• [Your instructions]:
Can you set down, exactly as they appear below, the lines from the opening of the material through the one bearing "(title) at (512,50)", minus the pictures?

[Stored items from a collection]
..........
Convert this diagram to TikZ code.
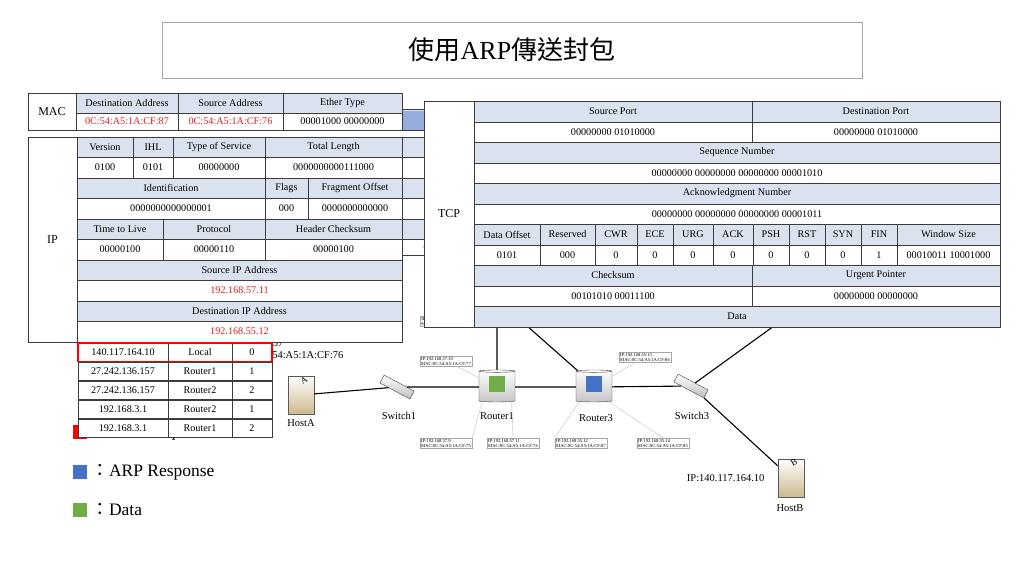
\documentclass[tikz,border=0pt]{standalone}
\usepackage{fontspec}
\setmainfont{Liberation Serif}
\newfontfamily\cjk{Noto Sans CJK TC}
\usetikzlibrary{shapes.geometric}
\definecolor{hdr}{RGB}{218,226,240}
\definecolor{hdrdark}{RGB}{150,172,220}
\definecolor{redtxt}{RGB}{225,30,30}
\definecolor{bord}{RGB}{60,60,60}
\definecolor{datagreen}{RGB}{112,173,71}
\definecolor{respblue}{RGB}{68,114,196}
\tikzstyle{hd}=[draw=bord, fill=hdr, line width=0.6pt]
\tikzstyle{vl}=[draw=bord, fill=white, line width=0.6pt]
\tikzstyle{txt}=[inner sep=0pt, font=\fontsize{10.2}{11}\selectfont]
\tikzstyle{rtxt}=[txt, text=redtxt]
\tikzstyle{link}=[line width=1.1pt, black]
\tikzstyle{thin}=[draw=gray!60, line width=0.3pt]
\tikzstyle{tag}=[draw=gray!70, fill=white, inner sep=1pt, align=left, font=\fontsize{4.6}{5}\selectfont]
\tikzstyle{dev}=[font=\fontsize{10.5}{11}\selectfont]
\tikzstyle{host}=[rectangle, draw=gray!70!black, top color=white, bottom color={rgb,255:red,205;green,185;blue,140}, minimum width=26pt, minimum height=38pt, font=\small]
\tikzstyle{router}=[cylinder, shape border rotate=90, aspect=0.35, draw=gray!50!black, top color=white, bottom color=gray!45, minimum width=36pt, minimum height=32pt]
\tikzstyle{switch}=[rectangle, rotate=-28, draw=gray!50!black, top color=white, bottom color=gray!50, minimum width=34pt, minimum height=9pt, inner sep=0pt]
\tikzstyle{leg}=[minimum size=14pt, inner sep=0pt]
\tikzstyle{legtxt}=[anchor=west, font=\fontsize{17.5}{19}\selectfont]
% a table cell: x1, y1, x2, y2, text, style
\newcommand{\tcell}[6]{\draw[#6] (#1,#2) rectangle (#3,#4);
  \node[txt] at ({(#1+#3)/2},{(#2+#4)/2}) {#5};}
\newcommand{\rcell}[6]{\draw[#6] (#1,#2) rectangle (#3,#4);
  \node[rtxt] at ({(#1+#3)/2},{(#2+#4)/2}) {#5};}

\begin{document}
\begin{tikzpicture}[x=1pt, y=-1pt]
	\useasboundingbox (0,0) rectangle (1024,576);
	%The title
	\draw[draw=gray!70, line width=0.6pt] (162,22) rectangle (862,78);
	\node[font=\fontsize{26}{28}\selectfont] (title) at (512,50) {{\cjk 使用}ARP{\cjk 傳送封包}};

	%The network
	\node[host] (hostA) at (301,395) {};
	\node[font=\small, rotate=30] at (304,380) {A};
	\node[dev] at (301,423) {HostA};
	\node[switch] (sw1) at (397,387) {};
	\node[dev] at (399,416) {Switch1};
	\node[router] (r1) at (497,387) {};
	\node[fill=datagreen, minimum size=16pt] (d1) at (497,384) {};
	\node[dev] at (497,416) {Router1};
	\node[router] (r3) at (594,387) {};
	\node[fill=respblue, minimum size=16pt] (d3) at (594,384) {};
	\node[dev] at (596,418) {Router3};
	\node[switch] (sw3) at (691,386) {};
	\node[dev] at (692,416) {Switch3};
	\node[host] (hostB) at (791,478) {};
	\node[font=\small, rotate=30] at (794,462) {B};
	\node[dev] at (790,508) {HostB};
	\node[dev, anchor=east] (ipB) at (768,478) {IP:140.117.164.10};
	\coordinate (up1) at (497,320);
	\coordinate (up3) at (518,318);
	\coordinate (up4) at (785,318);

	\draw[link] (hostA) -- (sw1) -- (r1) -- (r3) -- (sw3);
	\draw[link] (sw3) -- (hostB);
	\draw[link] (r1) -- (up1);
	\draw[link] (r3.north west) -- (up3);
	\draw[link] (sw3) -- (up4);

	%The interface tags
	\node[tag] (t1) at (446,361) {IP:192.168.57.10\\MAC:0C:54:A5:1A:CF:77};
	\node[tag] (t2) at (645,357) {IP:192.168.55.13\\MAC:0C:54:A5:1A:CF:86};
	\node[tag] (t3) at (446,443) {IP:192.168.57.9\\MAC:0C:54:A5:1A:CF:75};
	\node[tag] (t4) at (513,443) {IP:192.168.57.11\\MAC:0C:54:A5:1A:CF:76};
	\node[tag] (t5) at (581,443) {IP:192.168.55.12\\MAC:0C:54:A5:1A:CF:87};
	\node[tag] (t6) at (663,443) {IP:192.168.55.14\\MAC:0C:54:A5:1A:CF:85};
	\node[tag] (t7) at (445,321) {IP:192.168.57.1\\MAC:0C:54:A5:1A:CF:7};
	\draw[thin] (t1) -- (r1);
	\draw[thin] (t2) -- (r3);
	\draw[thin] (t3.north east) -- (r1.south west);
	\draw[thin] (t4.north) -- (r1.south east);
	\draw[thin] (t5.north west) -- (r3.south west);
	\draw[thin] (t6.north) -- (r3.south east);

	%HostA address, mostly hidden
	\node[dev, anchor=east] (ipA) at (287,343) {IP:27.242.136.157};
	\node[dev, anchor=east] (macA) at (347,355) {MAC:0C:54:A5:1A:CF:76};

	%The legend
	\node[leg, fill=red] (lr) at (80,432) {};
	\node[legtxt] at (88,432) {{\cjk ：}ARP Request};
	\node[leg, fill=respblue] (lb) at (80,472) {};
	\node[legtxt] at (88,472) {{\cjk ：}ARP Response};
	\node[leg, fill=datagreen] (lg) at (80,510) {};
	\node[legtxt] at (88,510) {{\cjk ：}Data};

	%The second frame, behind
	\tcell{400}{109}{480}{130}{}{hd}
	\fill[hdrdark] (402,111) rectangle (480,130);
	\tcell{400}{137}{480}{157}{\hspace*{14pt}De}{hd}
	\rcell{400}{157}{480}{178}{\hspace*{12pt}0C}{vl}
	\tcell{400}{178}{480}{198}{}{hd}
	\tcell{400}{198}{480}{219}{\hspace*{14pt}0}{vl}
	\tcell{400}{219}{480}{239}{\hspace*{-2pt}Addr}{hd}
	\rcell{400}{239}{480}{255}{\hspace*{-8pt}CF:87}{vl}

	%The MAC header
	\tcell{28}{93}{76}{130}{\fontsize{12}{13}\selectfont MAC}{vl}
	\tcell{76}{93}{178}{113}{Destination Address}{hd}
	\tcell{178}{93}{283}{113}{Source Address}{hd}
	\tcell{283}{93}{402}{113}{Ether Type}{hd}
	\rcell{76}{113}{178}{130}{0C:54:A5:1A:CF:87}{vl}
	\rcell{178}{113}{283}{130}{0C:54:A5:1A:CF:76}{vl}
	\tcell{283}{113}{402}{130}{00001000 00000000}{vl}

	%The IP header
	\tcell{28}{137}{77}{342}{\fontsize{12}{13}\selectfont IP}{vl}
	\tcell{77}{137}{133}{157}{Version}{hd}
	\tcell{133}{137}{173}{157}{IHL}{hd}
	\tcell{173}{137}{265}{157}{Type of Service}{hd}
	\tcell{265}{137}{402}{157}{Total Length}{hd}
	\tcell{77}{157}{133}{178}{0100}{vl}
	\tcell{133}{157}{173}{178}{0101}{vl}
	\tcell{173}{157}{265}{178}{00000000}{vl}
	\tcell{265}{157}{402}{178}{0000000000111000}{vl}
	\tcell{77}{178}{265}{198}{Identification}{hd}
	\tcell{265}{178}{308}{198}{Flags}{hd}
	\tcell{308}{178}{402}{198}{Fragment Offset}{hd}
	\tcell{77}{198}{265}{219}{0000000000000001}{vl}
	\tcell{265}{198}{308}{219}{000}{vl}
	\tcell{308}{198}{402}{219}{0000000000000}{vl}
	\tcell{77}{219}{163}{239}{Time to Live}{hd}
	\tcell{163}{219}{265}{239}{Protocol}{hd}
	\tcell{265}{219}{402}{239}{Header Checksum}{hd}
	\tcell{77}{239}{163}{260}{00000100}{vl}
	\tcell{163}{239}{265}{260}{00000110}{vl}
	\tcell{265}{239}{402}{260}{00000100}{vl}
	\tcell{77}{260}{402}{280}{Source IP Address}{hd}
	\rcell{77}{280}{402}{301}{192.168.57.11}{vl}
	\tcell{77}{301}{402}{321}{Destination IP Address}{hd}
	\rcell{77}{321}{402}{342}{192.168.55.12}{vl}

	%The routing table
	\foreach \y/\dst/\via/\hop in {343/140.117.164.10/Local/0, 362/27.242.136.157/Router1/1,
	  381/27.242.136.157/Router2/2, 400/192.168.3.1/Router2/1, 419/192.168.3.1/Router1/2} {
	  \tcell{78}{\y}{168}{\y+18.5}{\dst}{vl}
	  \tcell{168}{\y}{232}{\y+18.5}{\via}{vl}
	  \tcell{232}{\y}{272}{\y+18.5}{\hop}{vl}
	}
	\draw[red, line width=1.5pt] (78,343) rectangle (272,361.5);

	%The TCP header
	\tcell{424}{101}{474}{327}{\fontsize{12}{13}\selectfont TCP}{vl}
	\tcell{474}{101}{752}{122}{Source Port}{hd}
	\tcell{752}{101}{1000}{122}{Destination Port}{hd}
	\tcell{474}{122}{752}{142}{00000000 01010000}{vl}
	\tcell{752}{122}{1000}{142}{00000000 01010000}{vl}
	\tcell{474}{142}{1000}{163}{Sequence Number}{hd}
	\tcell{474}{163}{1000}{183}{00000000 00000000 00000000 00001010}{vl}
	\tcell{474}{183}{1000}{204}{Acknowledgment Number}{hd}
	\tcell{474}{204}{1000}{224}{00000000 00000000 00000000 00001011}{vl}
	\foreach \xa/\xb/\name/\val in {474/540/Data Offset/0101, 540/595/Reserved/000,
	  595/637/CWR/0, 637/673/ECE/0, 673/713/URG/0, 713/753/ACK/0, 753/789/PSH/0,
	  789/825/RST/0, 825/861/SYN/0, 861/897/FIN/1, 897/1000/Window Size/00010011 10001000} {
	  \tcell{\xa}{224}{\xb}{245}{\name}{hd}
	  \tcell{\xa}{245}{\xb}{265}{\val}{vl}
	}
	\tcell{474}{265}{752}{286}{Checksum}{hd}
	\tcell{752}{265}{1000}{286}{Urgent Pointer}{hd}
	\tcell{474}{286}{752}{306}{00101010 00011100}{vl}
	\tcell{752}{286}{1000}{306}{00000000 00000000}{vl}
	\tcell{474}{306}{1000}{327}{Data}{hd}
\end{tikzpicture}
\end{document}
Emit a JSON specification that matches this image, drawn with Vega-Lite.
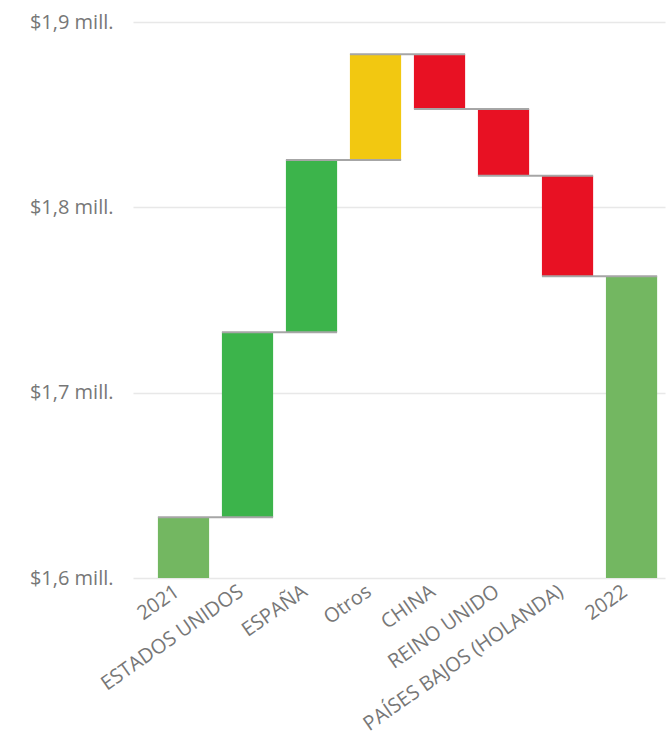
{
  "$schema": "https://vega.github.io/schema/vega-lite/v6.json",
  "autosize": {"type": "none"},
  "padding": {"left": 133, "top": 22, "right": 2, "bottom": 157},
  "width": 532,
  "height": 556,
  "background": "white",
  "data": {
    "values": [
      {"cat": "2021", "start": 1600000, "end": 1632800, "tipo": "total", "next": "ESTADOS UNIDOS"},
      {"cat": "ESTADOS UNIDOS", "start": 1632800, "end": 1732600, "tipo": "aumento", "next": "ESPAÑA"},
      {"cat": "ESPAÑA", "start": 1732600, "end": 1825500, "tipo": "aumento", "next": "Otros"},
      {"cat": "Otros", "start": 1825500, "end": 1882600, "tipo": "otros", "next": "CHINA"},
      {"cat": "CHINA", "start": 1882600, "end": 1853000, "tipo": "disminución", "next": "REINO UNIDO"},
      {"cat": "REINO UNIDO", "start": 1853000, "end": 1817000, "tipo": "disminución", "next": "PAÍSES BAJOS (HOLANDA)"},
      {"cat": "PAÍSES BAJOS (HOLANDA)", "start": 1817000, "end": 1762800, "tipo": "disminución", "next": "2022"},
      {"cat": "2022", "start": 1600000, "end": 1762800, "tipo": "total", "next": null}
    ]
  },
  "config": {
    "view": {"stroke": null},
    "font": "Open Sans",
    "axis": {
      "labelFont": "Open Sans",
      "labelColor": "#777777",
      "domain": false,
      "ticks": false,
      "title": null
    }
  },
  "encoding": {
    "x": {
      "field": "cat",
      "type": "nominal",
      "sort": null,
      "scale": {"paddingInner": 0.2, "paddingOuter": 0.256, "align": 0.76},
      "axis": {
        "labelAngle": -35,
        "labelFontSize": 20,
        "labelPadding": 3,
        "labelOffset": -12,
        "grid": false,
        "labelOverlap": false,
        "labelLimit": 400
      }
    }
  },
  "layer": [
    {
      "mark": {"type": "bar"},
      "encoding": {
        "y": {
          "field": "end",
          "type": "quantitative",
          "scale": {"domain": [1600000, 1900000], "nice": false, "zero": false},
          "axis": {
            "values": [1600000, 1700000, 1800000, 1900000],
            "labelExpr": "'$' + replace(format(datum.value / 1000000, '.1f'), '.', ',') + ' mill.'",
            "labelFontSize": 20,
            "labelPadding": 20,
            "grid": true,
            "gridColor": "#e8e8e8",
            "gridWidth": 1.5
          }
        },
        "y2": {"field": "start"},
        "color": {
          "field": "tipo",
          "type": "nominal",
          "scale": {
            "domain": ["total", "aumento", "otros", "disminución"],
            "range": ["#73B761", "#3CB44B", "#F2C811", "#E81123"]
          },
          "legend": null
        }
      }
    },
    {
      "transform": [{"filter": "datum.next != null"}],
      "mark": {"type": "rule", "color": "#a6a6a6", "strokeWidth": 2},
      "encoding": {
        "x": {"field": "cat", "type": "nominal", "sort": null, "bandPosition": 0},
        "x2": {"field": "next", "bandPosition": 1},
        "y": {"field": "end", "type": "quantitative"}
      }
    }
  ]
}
..........
• [Reply]:
Convert this diagram to TikZ code.
\documentclass[tikz,border=0pt]{standalone}
\usepackage{fontspec}
\setmainfont{Liberation Serif}
\newfontfamily\cjk{Noto Sans CJK TC}
\usetikzlibrary{shapes.geometric}
\definecolor{hdr}{RGB}{218,226,240}
\definecolor{hdrdark}{RGB}{150,172,220}
\definecolor{redtxt}{RGB}{225,30,30}
\definecolor{bord}{RGB}{60,60,60}
\definecolor{datagreen}{RGB}{112,173,71}
\definecolor{respblue}{RGB}{68,114,196}
\tikzstyle{hd}=[draw=bord, fill=hdr, line width=0.6pt]
\tikzstyle{vl}=[draw=bord, fill=white, line width=0.6pt]
\tikzstyle{txt}=[inner sep=0pt, font=\fontsize{10.2}{11}\selectfont]
\tikzstyle{rtxt}=[txt, text=redtxt]
\tikzstyle{link}=[line width=1.1pt, black]
\tikzstyle{thin}=[draw=gray!60, line width=0.3pt]
\tikzstyle{tag}=[draw=gray!70, fill=white, inner sep=1pt, align=left, font=\fontsize{4.6}{5}\selectfont]
\tikzstyle{dev}=[font=\fontsize{10.5}{11}\selectfont]
\tikzstyle{host}=[rectangle, draw=gray!70!black, top color=white, bottom color={rgb,255:red,205;green,185;blue,140}, minimum width=26pt, minimum height=38pt, font=\small]
\tikzstyle{router}=[cylinder, shape border rotate=90, aspect=0.35, draw=gray!50!black, top color=white, bottom color=gray!45, minimum width=36pt, minimum height=32pt]
\tikzstyle{switch}=[rectangle, rotate=-28, draw=gray!50!black, top color=white, bottom color=gray!50, minimum width=34pt, minimum height=9pt, inner sep=0pt]
\tikzstyle{leg}=[minimum size=14pt, inner sep=0pt]
\tikzstyle{legtxt}=[anchor=west, font=\fontsize{17.5}{19}\selectfont]
% a table cell: x1, y1, x2, y2, text, style
\newcommand{\tcell}[6]{\draw[#6] (#1,#2) rectangle (#3,#4);
  \node[txt] at ({(#1+#3)/2},{(#2+#4)/2}) {#5};}
\newcommand{\rcell}[6]{\draw[#6] (#1,#2) rectangle (#3,#4);
  \node[rtxt] at ({(#1+#3)/2},{(#2+#4)/2}) {#5};}

\begin{document}
\begin{tikzpicture}[x=1pt, y=-1pt]
	\useasboundingbox (0,0) rectangle (1024,576);
	%The title
	\draw[draw=gray!70, line width=0.6pt] (162,22) rectangle (862,78);
	\node[font=\fontsize{26}{28}\selectfont] (title) at (512,50) {{\cjk 使用}ARP{\cjk 傳送封包}};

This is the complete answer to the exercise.